Over strenuous objections from the ACLU, Congress in May took the momentous step of authorizing a de facto national identity card. Passage of the REAL ID Act will lead to creation of a standardized set of expanded information collected for driver’s licenses issued by states and a national database of this information. After Congress initially rejected the proposal, its sponsor inserted the bill into an appropriations measure for troops, which most Congress members felt they had to vote for.
Under the new law, driver’s licenses will include a digital photo and possibly other biometric identifiers, such as fingerprints. States will be required to link their databases, creating a single database for police and the opportunity for “one-stop-shopping” by thieves seeking to steal identities. Data on the licenses must be made available through a “common machine-readable-technology,” which will make it easy for private industry to snap up personal data on customers and sell it to businesses.

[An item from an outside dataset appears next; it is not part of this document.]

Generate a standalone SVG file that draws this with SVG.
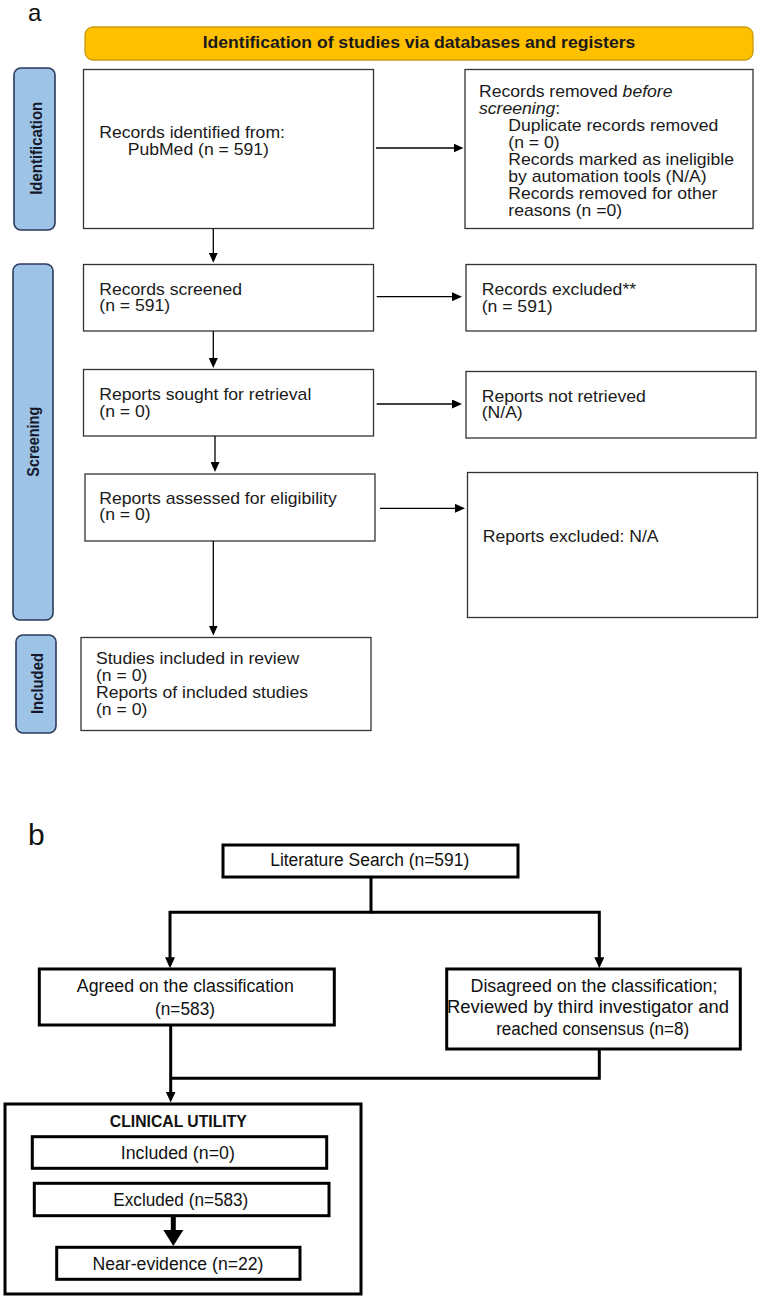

REAL ID also targets immigrants by requiring individuals to prove their lawful presence in the U.S. and barring issuance of driver’s licenses to undocumented persons – who thus will not have the ID needed for airplane travel, banks accounts, and more. The result will be an increase in unlicensed drivers, undermining public safety and increasing insurance rates for everyone. Further, implementing the law will be costly to state governments and will create a logistical mess, as people will be required to provide multiple forms of identification to prove they are lawful residents.
The ACLU is focusing on actions states can take in response to it. Working with privacy advocates and immigrant rights allies, we hope to convince many states, including Washington, to resist the requirements of REAL ID and to pressure Congress to repeal the Act before it fully takes effect in 2008. The ACLU also is exploring legal challenges.